父と音楽

 人は環境の子なりーとは誰が言ったか(鈴木メソードの創始者だったかな?)わかりませんが。
音楽やスポーツなどの出会いは、周りの友人知人を見ても、十人十色の環境がありますね。
親がピアノなどの音楽の先生や演奏者、というのは、羨ましい限りですし、
そうでなくても、お勤めの傍らで趣味を楽しんでいらっしゃる、というのは素敵だな~と思ってました。
大学の同級生の父上は公務員でしたが、芝居の演出、同人誌への投稿など、趣味と言えど広範囲。一度観劇に伺いましたし、自費出版のご本を頂いたことは、とても良い思い出です。

ウチは、と言いますと。前回前々回でバラしてしまいましたスパルタ母は、三人の子育てに忙しかったせいか、趣味というほど”好き”というものが特になかったように思います。もちろん時折はカセットテープやCDで音楽を聴いたり、私達姉妹(基本的に兄は同行しない)をコンサートに連れて行ってくれてましたが。
ただ、月に二回ほど、同じマンションの別の階に住んでいた叔母(母の妹)と通っていたフエルト手芸教室は、趣味に近い気もしますが、こだわりはあまり感じなかったような。。。
もしかしたら、手芸教室に行って、お話したり、帰りにお茶したり、というのが楽しかったのかも知れません。

父の方は、聴く専門。と言っても、車に積んだカセットテープやCD、ラジオを、聴いていました。懐メロ、スタンダードジャズ、パティ・ペイジ、エルヴィス・プレスリー、軽めのクラシック音楽、などなど雑多な感じでした。
ただ、独身の頃は、ライブなどに出かけたこともあったようで、
「昔はなぁ、コーヒー一杯100円(50円?)で、中村八大が目の前でピアノを弾くのを聴けたんやで」と、時折、自慢していました。
もっとも子供の私は、中村八大がどんな方か知らなかったので、当時は有名な人なんやね、ぐらいの認識でしたが。

灰田勝彦、という歌手の名前も父が聴いていた中から知りました。
買い物や旅行に行く際に、車に載せているカセットテープの中に必ず一つはあった気がします。
野球小僧、アルプスの牧場、東京の屋根の下、など、美声で高い声も綺麗だったので、アルプスの牧場がかかった時は、私もちょっと真似して歌ってました(笑)。
現在80代ぐらいの方は、よくご存じの歌手かと思われます。

エルヴィス・プレスリーについては、”ビートルズは4人で稼いだけど、プレスリーは一人で同じぐらい稼いだんだぞ”という、よくわからない持論?でプレスリーの凄さを語っていました。
そんな感じなので洋楽も耳にしていたせいか、映画音楽や洋楽などの楽譜を見ながら、私もピアノを弾いたり、歌ったりしていました。
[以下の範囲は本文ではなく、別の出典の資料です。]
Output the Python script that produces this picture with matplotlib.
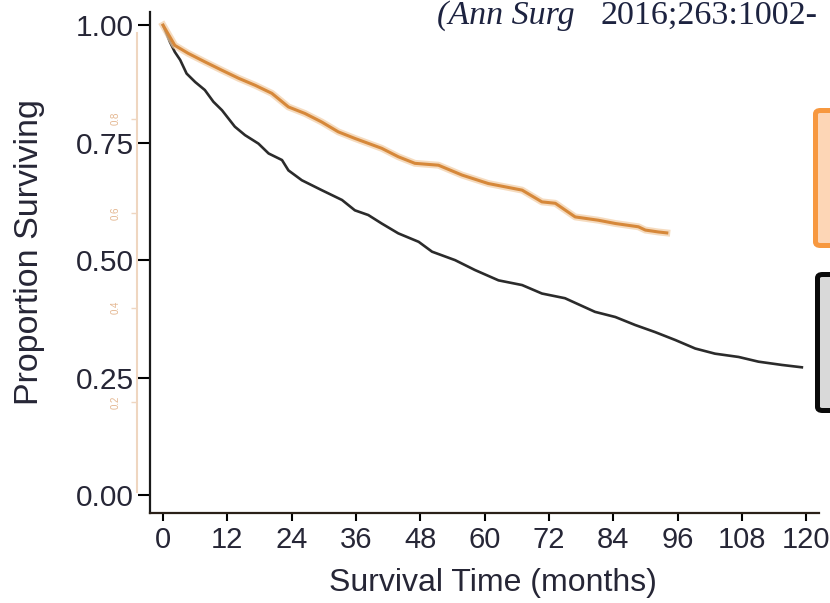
import matplotlib
matplotlib.use("Agg")
import matplotlib.pyplot as plt
from matplotlib.patches import FancyBboxPatch

plt.rcParams["font.family"] = ["Liberation Sans", "DejaVu Sans"]

# Kaplan-Meier estimates, months vs proportion surviving
months_black = [0, 1.3, 2.2, 3.2, 4.4, 6.0, 7.8, 9.4, 11.0, 13.4, 15.3, 17.8, 19.7,
                22.2, 23.4, 25.9, 29.6, 33.4, 35.8, 38.3, 40.8, 43.9, 47.7, 50.2,
                54.5, 58.2, 62.6, 67.0, 70.7, 75.0, 80.6, 84.4, 88.1, 91.8, 95.6,
                99.3, 103.0, 107.4, 111.1, 115.5, 119.2]
surv_black = [1.0, 0.964, 0.943, 0.926, 0.897, 0.879, 0.862, 0.837, 0.819, 0.784,
              0.766, 0.748, 0.727, 0.713, 0.691, 0.670, 0.649, 0.628, 0.606, 0.596,
              0.578, 0.557, 0.539, 0.518, 0.500, 0.479, 0.457, 0.447, 0.429, 0.419,
              0.390, 0.379, 0.362, 0.347, 0.330, 0.312, 0.301, 0.294, 0.284, 0.277,
              0.272]

months_orange = [0, 2.2, 4.7, 7.8, 11.0, 14.1, 17.2, 20.3, 23.4, 26.5, 29.6, 32.7,
                 35.8, 40.8, 43.9, 47.0, 51.4, 55.8, 60.7, 67.0, 70.7, 73.2, 76.9,
                 81.2, 84.4, 88.7, 90.0, 92.4, 94.0]
surv_orange = [1.0, 0.957, 0.940, 0.922, 0.904, 0.887, 0.872, 0.855, 0.826, 0.812,
               0.794, 0.773, 0.759, 0.738, 0.720, 0.706, 0.702, 0.681, 0.663, 0.649,
               0.624, 0.621, 0.592, 0.585, 0.578, 0.571, 0.564, 0.560, 0.558]

x_ticks = list(range(0, 121, 12))
y_ticks = [0.0, 0.25, 0.5, 0.75, 1.0]
y_tick_labels = ["0.00", "0.25", "0.50", "0.75", "1.00"]

# faint second axis showing through from the underlying page
ghost_ticks = [0.2, 0.4, 0.6, 0.8]
ghost_labels = ["0.2", "0.4", "0.6", "0.8"]

W, H = 830, 603
fig = plt.figure(figsize=(W / 100, H / 100), dpi=100)

gax = fig.add_axes([137 / W, 1 - 497 / H, 0.001, 473 / H])
gax.patch.set_visible(False)
for side in ["top", "right", "bottom"]:
    gax.spines[side].set_visible(False)
gax.spines["left"].set_color("#efd6c0")
gax.spines["left"].set_linewidth(1.5)
gax.spines["left"].set_bounds(0.01, 0.98)
gax.set_ylim(0, 1)
gax.set_xticks([])
gax.set_yticks(ghost_ticks)
gax.set_yticklabels(ghost_labels, rotation=90, va="center", fontsize=7, color="#e4b791")
gax.tick_params(axis="y", length=4, width=1, color="#efd6c0", pad=8)

ax = fig.add_axes([150 / W, 1 - 513 / H, (819 - 150) / W, (513 - 12) / H])
ax.patch.set_visible(False)
ax.plot(months_black, surv_black, color="#2b2b2b", lw=1.9)
ax.plot(months_orange, surv_orange, color="#f2cda4", lw=5, alpha=0.7)
ax.plot(months_orange, surv_orange, color="#d6883a", lw=2.2)

ax.set_xlim(-2.43, 122.4)
ax.set_ylim(-0.038, 1.028)
ax.set_xticks(x_ticks)
ax.set_yticks(y_ticks)
ax.set_yticklabels(y_tick_labels)
for side in ["top", "right"]:
    ax.spines[side].set_visible(False)
ax.spines["left"].set_linewidth(1.6)
ax.spines["left"].set_color("#1a1a1a")
ax.spines["bottom"].set_linewidth(1.6)
ax.spines["bottom"].set_color("#2a2018")
ax.tick_params(axis="y", length=8.5, width=1.5, pad=3, labelsize=21.5, labelcolor="#262636")
ax.tick_params(axis="x", length=5.5, width=1.5, pad=4, labelsize=21, labelcolor="#262636")

fig.text(493 / W, 1 - 583 / H, "Survival Time (months)", ha="center", va="center",
         fontsize=23, color="#262636")
fig.text(30 / W, 1 - 252 / H, "Proportion Surviving", ha="center", va="center",
         rotation=90, fontsize=24.5, color="#262636")

# citation line at the top of the page
fig.text(437 / W, 1 - 24 / H, "(Ann Surg", family="Liberation Serif", style="italic",
         fontsize=24.5, color="#1d2340", va="baseline")
fig.text(600 / W, 1 - 24 / H, "2016;263:1002-", family="Liberation Serif",
         fontsize=24.5, color="#1d2340", va="baseline")

# legend boxes running off the right edge
fig.patches.append(FancyBboxPatch((815.5 / W, 1 - 245.5 / H), 0.1, 135 / H,
                                  boxstyle="round,pad=0,rounding_size=0.006",
                                  transform=fig.transFigure, fc="#fdd6b6",
                                  ec="#f7983f", lw=3.6))
fig.patches.append(FancyBboxPatch((817.5 / W, 1 - 410.5 / H), 0.1, 136 / H,
                                  boxstyle="round,pad=0,rounding_size=0.006",
                                  transform=fig.transFigure, fc="#d9d9d9",
                                  ec="#0a0a0a", lw=3.6))

fig.savefig("out.png", dpi=100)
とある休日、父が「よしこ、ちょっと教えてくれへんか」と家でCDをかけました。
どうやら、若い頃にかじった社交ダンスを再開したらしく、時折お教室やらパーティーに行ってるとのことでした(もちろん母には内緒…)。その社交ダンス用のCDをかけながら、
父;どこから踊り始めたらええかわからへんのや。
私;はぁ…?
父;音楽かかったらどこから動き始めたらええかがわからんのや…
私;(へ?意味わからんけど。音楽かける)前奏終わって…ハイ、ココ!
父;それがわからんのや…
私;(へ⁈私はその意味がわからん…と思いつつ、CDを今一度始めからかけ  
なおし)まだ、前奏やで…イチ・ニ・ハイ!
父;何でわかるんや?
私;(何でわからんのやろ…)

おそらく、歌の曲だと何も問題なくできたのでしょうが、楽器だけの曲は、父にとって違いが分かりにくかった、のかもしれません。
結局、きちんと理解して貰えず、なんとなくうやむやになった様な記憶がありますが、しばらく父の社交ダンスは続いていたようでした。
社交ダンスは男性がリードしなきゃいけないのに、父と踊った方は大変だったのでは、と、緊張して身動きとれない父の姿を想像してしまいました…。
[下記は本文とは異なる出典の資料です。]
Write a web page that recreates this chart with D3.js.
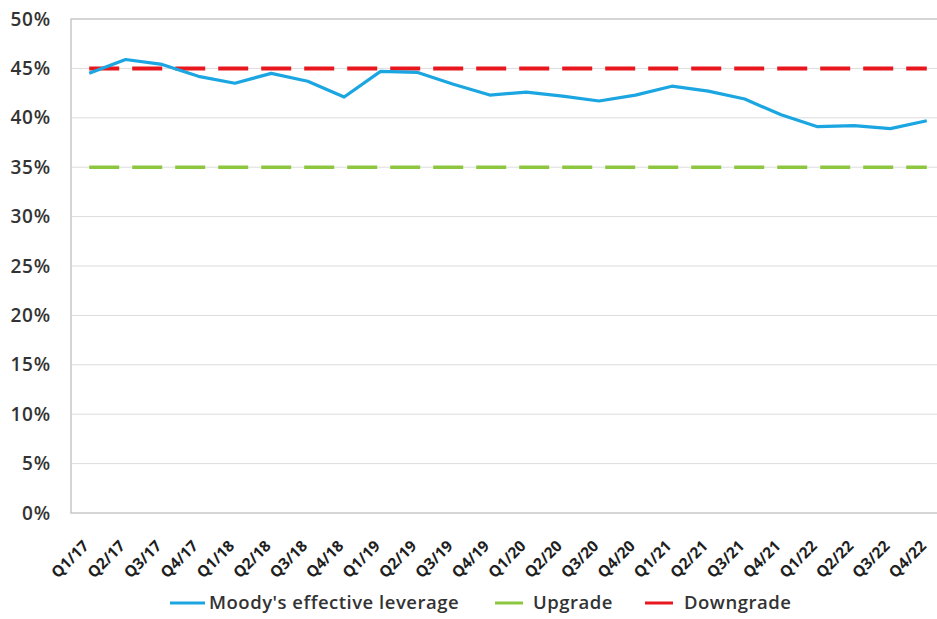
<!DOCTYPE html>
<html>
<head>
<meta charset="utf-8">
<script src="https://cdn.jsdelivr.net/npm/d3@7"></script>
<style>
  html, body { margin: 0; padding: 0; background: #fff; }
  svg { display: block; font-family: "Open Sans", "DejaVu Sans", sans-serif; }
</style>
</head>
<body>
<svg id="chart" width="937" height="619"></svg>
<script>
// Quarterly categories
const quarters = [
  "Q1/17","Q2/17","Q3/17","Q4/17",
  "Q1/18","Q2/18","Q3/18","Q4/18",
  "Q1/19","Q2/19","Q3/19","Q4/19",
  "Q1/20","Q2/20","Q3/20","Q4/20",
  "Q1/21","Q2/21","Q3/21","Q4/21",
  "Q1/22","Q2/22","Q3/22","Q4/22"
];
// Moody's effective leverage (%)
const leverage = [
  44.5, 45.9, 45.4, 44.2,
  43.5, 44.5, 43.7, 42.1,
  44.7, 44.6, 43.4, 42.3,
  42.6, 42.2, 41.7, 42.3,
  43.2, 42.7, 41.9, 40.3,
  39.1, 39.2, 38.9, 39.7
];
// Rating thresholds (%)
const upgradeLevel = 35;
const downgradeLevel = 45;
const yTicks = [0, 5, 10, 15, 20, 25, 30, 35, 40, 45, 50];
const legendItems = ["Moody's effective leverage", "Upgrade", "Downgrade"];

const colors = { line: "#1ba6e1", up: "#8dc63f", down: "#e8171d" };

const svg = d3.select("#chart");
const plotLeft = 71, plotRight = 945, plotTop = 19, plotBottom = 513;

const x = d3.scalePoint().domain(quarters).range([plotLeft, plotRight]).padding(0.5);
const y = d3.scaleLinear().domain([0, 50]).range([plotBottom, plotTop]);

// horizontal gridlines
svg.append("g")
  .selectAll("line")
  .data(yTicks.filter(t => t > 0 && t < 50))
  .join("line")
  .attr("x1", plotLeft).attr("x2", plotRight)
  .attr("y1", d => y(d)).attr("y2", d => y(d))
  .attr("stroke", "#dcdcdc").attr("stroke-width", 1);

// plot frame
svg.append("rect")
  .attr("x", plotLeft).attr("y", plotTop)
  .attr("width", plotRight - plotLeft).attr("height", plotBottom - plotTop)
  .attr("fill", "none").attr("stroke", "#c8c8c8").attr("stroke-width", 1.5);

// y axis labels
const yAxis = d3.axisLeft(y).tickValues(yTicks).tickFormat(d => d + "%").tickSize(0).tickPadding(20);
const gy = svg.append("g").attr("transform", `translate(${plotLeft},0)`).call(yAxis);
gy.select(".domain").remove();
gy.selectAll("text")
  .attr("font-size", 19).attr("font-weight", 600).attr("fill", "#333")
  .attr("letter-spacing", 0.8)
  .attr("font-family", "'Open Sans', sans-serif");

// x axis labels (rotated)
const xAxis = d3.axisBottom(x).tickSize(0).tickPadding(0);
const gx = svg.append("g").attr("transform", `translate(0,${plotBottom})`).call(xAxis);
gx.select(".domain").remove();
gx.selectAll("text")
  .attr("font-size", 15.5).attr("font-weight", 700).attr("fill", "#1e1e1e")
  .attr("font-family", "'Open Sans', sans-serif")
  .attr("text-anchor", "end")
  .attr("y", 0)
  .attr("dy", 0)
  .attr("transform", "translate(0,34) rotate(-45)");

// threshold lines
const xFirst = x(quarters[0]), xLast = x(quarters[quarters.length - 1]);
svg.append("line")
  .attr("x1", xFirst).attr("x2", xLast)
  .attr("y1", y(upgradeLevel)).attr("y2", y(upgradeLevel))
  .attr("stroke", colors.up).attr("stroke-width", 3.5)
  .attr("stroke-dasharray", "30,13");
svg.append("line")
  .attr("x1", xFirst).attr("x2", xLast)
  .attr("y1", y(downgradeLevel)).attr("y2", y(downgradeLevel))
  .attr("stroke", colors.down).attr("stroke-width", 4)
  .attr("stroke-dasharray", "30,13");

// leverage line
const line = d3.line().x((d, i) => x(quarters[i])).y(d => y(d));
svg.append("path")
  .datum(leverage)
  .attr("d", line)
  .attr("fill", "none")
  .attr("stroke", colors.line).attr("stroke-width", 3.2)
  .attr("stroke-linejoin", "round");

// legend
const legendY = 603;
const legendPos = [
  { x1: 170, x2: 205, tx: 209, color: colors.line },
  { x1: 495, x2: 523, tx: 533, color: colors.up },
  { x1: 645, x2: 673, tx: 684, color: colors.down }
];
const lg = svg.append("g");
legendItems.forEach((label, i) => {
  const p = legendPos[i];
  lg.append("line")
    .attr("x1", p.x1).attr("x2", p.x2)
    .attr("y1", legendY).attr("y2", legendY)
    .attr("stroke", p.color).attr("stroke-width", 3);
  lg.append("text")
    .attr("x", p.tx).attr("y", legendY)
    .attr("dy", "0.35em")
    .attr("font-size", 18.5).attr("font-weight", 600).attr("fill", "#333")
    .attr("letter-spacing", 0.5)
    .text(label);
});
</script>
</body>
</html>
このちょっとずつカジってる感じは、私はかなり受け継いでいるようで、子供の頃から、音楽も音楽以外の物も、様々に興味を持っていました。
ミュージカルやお芝居を観ては、舞台になっている時代背景や衣装、そういった物も調べてみたり、本を読んでみたり、衣装展に行ってみたり。興味が湧く方向へ、気の向くまま(苦笑)行動していました。
こんなことをやっているので、若い時は、ただただ気が多い人、という感じでした。自分でも、どれも極められない宙ぶらりんな感じはなんとなく認識していたものの、それをどうしたらスッキリするのかはわからないまま、過ごしていました。